The FUNSERVE project has had the aim to develop and field-test the new approach in four EU Member States: Austria, Germany, Sweden, and the UK.
The analyses, surveys, and field tests carried out in this project have shown that Functional Services for White goods can be attractive to around 30 to 40 percent of all domestic customers in the medium term, as well as to those who would co-operate to offer such services: manufacturers and retailers of white goods, and energy companies. However, it seems that the electricity and/or white goods markets in many EU countries are not (yet) ready to implement the radical change the Functional Service will imply for the way consumers acquire the services provided by white goods, instead of the white goods themselves.
Electrolux, the manufacturer that has been a partner in this project, has held an early field test in Gotland but now does not seem to plan the introduction of any further Functional Service schemes in the EU. Also in Austria, Germany and the UK, no further field tests for the Functional Service were implemented during the course of the project.
Other experiences are mixed as well. E.g., Siemens in Austria is carrying on with their "Extrarent" service in close co-operation with retailers, while Yello Strom and Bauknecht stopped their 2001 field test after complaints by the retail trade. These two examples show that co-operation with retail trade is important for the success of any appliance renting scheme, although it may somewhat reduce the margins available to manufacturers and utilities.

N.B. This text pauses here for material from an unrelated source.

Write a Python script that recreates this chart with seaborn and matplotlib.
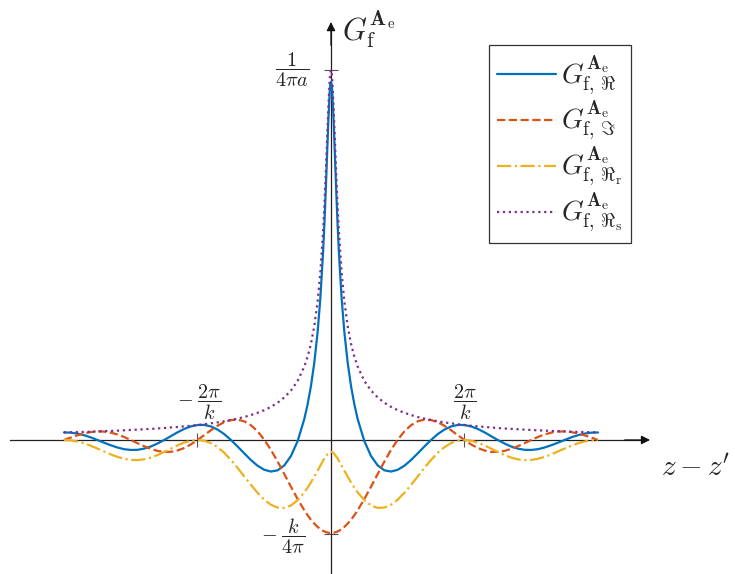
import pandas as pd
import matplotlib
matplotlib.use("Agg")
import matplotlib.pyplot as plt
import seaborn as sns

# position along the wire, in units of 2*pi/k (ticks at -1 and 1)
u = [-2.0, -1.95, -1.9, -1.85, -1.8, -1.75, -1.7, -1.65, -1.6, -1.55, -1.5, -1.45,
     -1.4, -1.35, -1.3, -1.25, -1.2, -1.15, -1.1, -1.05, -1.0, -0.95, -0.9, -0.85,
     -0.8, -0.75, -0.7, -0.65, -0.6, -0.55, -0.5, -0.45, -0.4, -0.35, -0.3, -0.25,
     -0.2, -0.175, -0.15, -0.125, -0.1, -0.08, -0.06, -0.05, -0.04, -0.03, -0.02,
     -0.01, -0.005, 0.0, 0.005, 0.01, 0.02, 0.03, 0.04, 0.05, 0.06, 0.08, 0.1,
     0.125, 0.15, 0.175, 0.2, 0.25, 0.3, 0.35, 0.4, 0.45, 0.5, 0.55, 0.6, 0.65,
     0.7, 0.75, 0.8, 0.85, 0.9, 0.95, 1.0, 1.05, 1.1, 1.15, 1.2, 1.25, 1.3, 1.35,
     1.4, 1.45, 1.5, 1.55, 1.6, 1.65, 1.7, 1.75, 1.8, 1.85, 1.9, 1.95, 2.0]

# values in units of k/(4*pi)
g_re = [0.080, 0.078, 0.068, 0.051, 0.028, 0.000, -0.029, -0.056, -0.080, -0.098, -0.106, -0.105,
        -0.092, -0.070, -0.038, -0.001, 0.040, 0.081, 0.117, 0.144, 0.159, 0.160, 0.144, 0.111,
        0.063, 0.001, -0.069, -0.142, -0.213, -0.274, -0.317, -0.336, -0.323, -0.271, -0.171, -0.013,
        0.222, 0.379, 0.574, 0.822, 1.150, 1.502, 1.977, 2.276, 2.622, 3.005, 3.388,
        3.692, 3.781, 3.811, 3.781, 3.692, 3.388, 3.005, 2.622, 2.276, 1.977, 1.502, 1.150,
        0.822, 0.574, 0.379, 0.222, -0.013, -0.171, -0.271, -0.323, -0.336, -0.317, -0.274, -0.213, -0.142,
        -0.069, 0.001, 0.063, 0.111, 0.144, 0.160, 0.159, 0.144, 0.117, 0.081, 0.040, -0.001, -0.038, -0.070,
        -0.092, -0.105, -0.106, -0.098, -0.080, -0.056, -0.029, 0.000, 0.028, 0.051, 0.068, 0.078, 0.080]

g_im = [0.000, 0.025, 0.049, 0.069, 0.084, 0.091, 0.089, 0.078, 0.059, 0.032, 0.000, -0.034,
        -0.066, -0.095, -0.116, -0.127, -0.126, -0.112, -0.086, -0.048, -0.001, 0.051, 0.103, 0.151,
        0.189, 0.212, 0.216, 0.199, 0.157, 0.092, 0.003, -0.105, -0.229, -0.362, -0.497, -0.628,
        -0.748, -0.801, -0.849, -0.890, -0.925, -0.948, -0.966, -0.973, -0.979, -0.983, -0.987,
        -0.989, -0.989, -0.989, -0.989, -0.989, -0.987, -0.983, -0.979, -0.973, -0.966, -0.948, -0.925,
        -0.890, -0.849, -0.801, -0.748, -0.628, -0.497, -0.362, -0.229, -0.105, 0.003, 0.092, 0.157, 0.199,
        0.216, 0.212, 0.189, 0.151, 0.103, 0.051, -0.001, -0.048, -0.086, -0.112, -0.126, -0.127, -0.116, -0.095,
        -0.066, -0.034, 0.000, 0.032, 0.059, 0.078, 0.089, 0.091, 0.084, 0.069, 0.049, 0.025, 0.000]

g_re_r = [0.000, -0.004, -0.016, -0.035, -0.061, -0.091, -0.122, -0.153, -0.180, -0.200, -0.212, -0.214,
          -0.206, -0.188, -0.161, -0.128, -0.092, -0.058, -0.028, -0.008, 0.000, -0.008, -0.033, -0.076,
          -0.136, -0.211, -0.296, -0.387, -0.477, -0.562, -0.635, -0.689, -0.719, -0.723, -0.697, -0.641,
          -0.558, -0.507, -0.451, -0.390, -0.326, -0.274, -0.223, -0.199, -0.177, -0.157, -0.141,
          -0.130, -0.127, -0.126, -0.127, -0.130, -0.141, -0.157, -0.177, -0.199, -0.223, -0.274, -0.326,
          -0.390, -0.451, -0.507, -0.558, -0.641, -0.697, -0.723, -0.719, -0.689, -0.635, -0.562, -0.477, -0.387,
          -0.296, -0.211, -0.136, -0.076, -0.033, -0.008, 0.000, -0.008, -0.028, -0.058, -0.092, -0.128, -0.161, -0.188,
          -0.206, -0.214, -0.212, -0.200, -0.180, -0.153, -0.122, -0.091, -0.061, -0.035, -0.016, -0.004, 0.000]

g_re_s = [0.080, 0.082, 0.084, 0.086, 0.088, 0.091, 0.094, 0.096, 0.099, 0.103, 0.106, 0.110,
          0.114, 0.118, 0.122, 0.127, 0.133, 0.138, 0.145, 0.151, 0.159, 0.167, 0.177, 0.187,
          0.199, 0.212, 0.227, 0.244, 0.265, 0.289, 0.317, 0.352, 0.396, 0.452, 0.526, 0.628,
          0.780, 0.886, 1.024, 1.212, 1.476, 1.776, 2.200, 2.475, 2.799, 3.162, 3.529,
          3.822, 3.908, 3.937, 3.908, 3.822, 3.529, 3.162, 2.799, 2.475, 2.200, 1.776, 1.476,
          1.212, 1.024, 0.886, 0.780, 0.628, 0.526, 0.452, 0.396, 0.352, 0.317, 0.289, 0.265, 0.244,
          0.227, 0.212, 0.199, 0.187, 0.177, 0.167, 0.159, 0.151, 0.145, 0.138, 0.133, 0.127, 0.122, 0.118,
          0.114, 0.110, 0.106, 0.103, 0.099, 0.096, 0.094, 0.091, 0.088, 0.086, 0.084, 0.082, 0.080]

x_tick_vals = [-1.0, 1.0]
x_tick_labels = [r"$-\;\dfrac{2\pi}{k}$", r"$\dfrac{2\pi}{k}$"]
y_tick_vals = [3.937, -1.0]
y_tick_labels = [r"$\dfrac{1}{4\pi a}$", r"$-\;\dfrac{k}{4\pi}$"]

sym = r"G^{\mathbf{A}_{\mathrm{e}}}"
series = [
    (g_re, rf"${sym}_{{\mathrm{{f}},\,\Re}}$", "#0072BD", "-"),
    (g_im, rf"${sym}_{{\mathrm{{f}},\,\Im}}$", "#D95319", "--"),
    (g_re_r, rf"${sym}_{{\mathrm{{f}},\,\Re_{{\mathrm{{r}}}}}}$", "#EDB120", "-."),
    (g_re_s, rf"${sym}_{{\mathrm{{f}},\,\Re_{{\mathrm{{s}}}}}}$", "#7E2F8E", ":"),
]

sns.set_style("white")
plt.rcParams["mathtext.fontset"] = "cm"
plt.rcParams["font.family"] = ["DejaVu Serif"]

fig = plt.figure(figsize=(7.35, 5.74), dpi=100)
ax = fig.add_axes([0, 0, 1, 1])

for vals, label, color, ls in series:
    df = pd.DataFrame({"u": u, "g": vals})
    sns.lineplot(data=df, x="u", y="g", ax=ax, color=color, linestyle=ls,
                 linewidth=1.6, label=label, sort=False)

ax.set_xlim(-2.479, 3.026)
ax.set_ylim(-1.426, 4.681)
ax.set_xlabel("")
ax.set_ylabel("")

# axes through the origin
for side in ["top", "right"]:
    ax.spines[side].set_visible(False)
ax.spines["left"].set_position(("data", 0))
ax.spines["bottom"].set_position(("data", 0))
ax.spines["left"].set_bounds(-1.426, 4.40)
ax.spines["bottom"].set_bounds(-2.404, 2.33)
for side in ["left", "bottom"]:
    ax.spines[side].set_color("#222222")
    ax.spines[side].set_linewidth(0.9)
    ax.spines[side].set_zorder(1)
ax.annotate("", xy=(2.39, 0), xytext=(2.2, 0),
            arrowprops=dict(arrowstyle="-|>", color="#111111", lw=0.9,
                            mutation_scale=13, shrinkA=0, shrinkB=0))
ax.annotate("", xy=(0, 4.447), xytext=(0, 4.2),
            arrowprops=dict(arrowstyle="-|>", color="#111111", lw=0.9,
                            mutation_scale=13, shrinkA=0, shrinkB=0))

ax.set_xticks(x_tick_vals)
ax.set_yticks(y_tick_vals)
ax.set_xticklabels([])
ax.set_yticklabels([])
ax.tick_params(axis="both", direction="inout", length=10, width=0.8,
               color="#555555", left=True, bottom=True)

ax.text(-0.99, 0.40, x_tick_labels[0], ha="center", va="center", fontsize=14.5)
ax.text(1.0, 0.40, x_tick_labels[1], ha="center", va="center", fontsize=14.5)
ax.text(-0.292, 3.937, y_tick_labels[0], ha="center", va="center", fontsize=14.5)
ax.text(-0.36, -1.03, y_tick_labels[1], ha="center", va="center", fontsize=14.5)

ax.text(0.085, 4.36, r"$G_{\mathrm{f}}^{\mathbf{A}_{\mathrm{e}}}$", ha="left",
        va="center", fontsize=22)
ax.text(2.47, -0.30, r"$z - z'$", ha="left", va="center", fontsize=21)

leg = ax.legend(loc="upper right", bbox_to_anchor=(631 / 735, 1 - 45 / 574),
                bbox_transform=fig.transFigure, borderaxespad=0, fontsize=20,
                frameon=True, fancybox=False, handlelength=2.1, labelspacing=0.1,
                handletextpad=0.2, borderpad=0.3)
leg.get_frame().set_edgecolor("black")
leg.get_frame().set_linewidth(0.9)

fig.savefig("out.png", dpi=100)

On the other hand, the manufacturer Merloni has started a "pay-per-use" service for his washing machine "Margherita Dialogic" in Italy, together with the electricity supplier ENEL, in September of 2001.
There is, therefore, hope that with an improved political environment for energy services in the liberalised energy markets, more such schemes will emerge. The environmental potential is large:
If only 10 percent of the appliances market could be converted to a rental market for efficient appliances in some years from now, we estimate that in the EU within 10 years the annual electricity demand could be reduced by approximately 7 terawatt hours, corresponding to a CO2 emission decrease of nearly 3 million tons per year. Furthermore, 50 million cubic metres of water and 26,000 tons of detergents could be saved each year.